Todavia, é ainda fundamental compreender que, para Butler, apesar de acreditar
na existência de uma força ilocucionária violenta da linguagem, presente e expressa no
uso agressivo da interpelação, o discurso de ódio não tem eficácia absoluta, ou seja, ele
pode falhar. Trata-se de afirmar a vulnerabilidade linguística que, em grande medida, é
determinada pelo corpo e pela ameaça trazida pelo discurso de ódio.
A vulnerabilidade linguística pode resultar da ausência de controle do corpo, mas
também da sua presença, pois o hate speech é um ato corporal. Assim, um enunciado
injurioso não é, necessariamente, uma ameaça linguística a ser executada, mas possibilita
a sua realização quando se apresenta junto ao corpo. É esse corpo sem controle, “ponto
cego” do discurso, que possibilita o erro de não reproduzir a força ilocucionária do
enunciado da tradição em forma ritualística, possibilitando, assim, a falha no discurso.

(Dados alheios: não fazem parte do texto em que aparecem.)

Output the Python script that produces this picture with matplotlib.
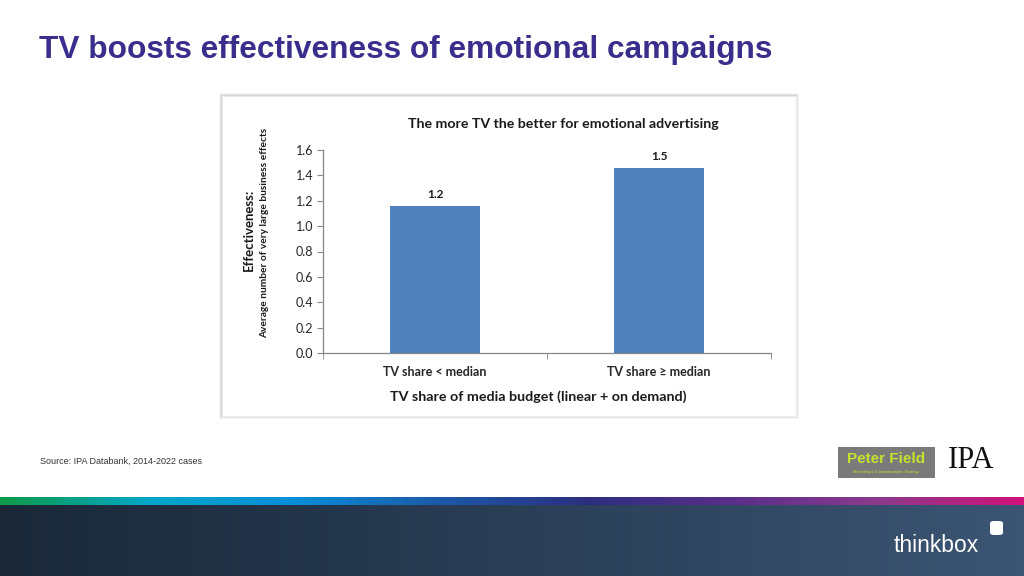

É exatamente esta vulnerabilidade do discurso odioso, este espaço (gap) que
se forma entre o proferimento e seus efeitos, que deve ser explorado, de forma
a que tais termos sejam reapropriados e ressignificados, rompendo-se a antiga
cadeia ritual de repetições e iniciando-se uma nova, na qual a linguagem, antes
usada de forma violenta, limitadora e destrutiva, perde seu caráter injurioso e
adquire uma função positiva, cujos horizontes estejam sempre abertos para o
mundo (Cintra, 2012, p.38-39).
Outro elemento que Butler traz para explicar a vulnerabilidade linguística diz
respeito ao emissor dos ditos injuriosos, o sujeito. Este falante não é um sujeito soberano,
autônomo, de fala própria e autoral. Inversamente, tudo o que ele pronuncia faz parte de
uma cadeia ritualística de conteúdo histórico, repetida pelos falantes e que só reforça o
poder discriminatório e injurioso do poder dos preconceitos da tradição. Contudo, essa
historicidade do discurso de ódio não tira a responsabilidade do falante, pois ele não está
obrigado a proferir os enunciados injuriosos.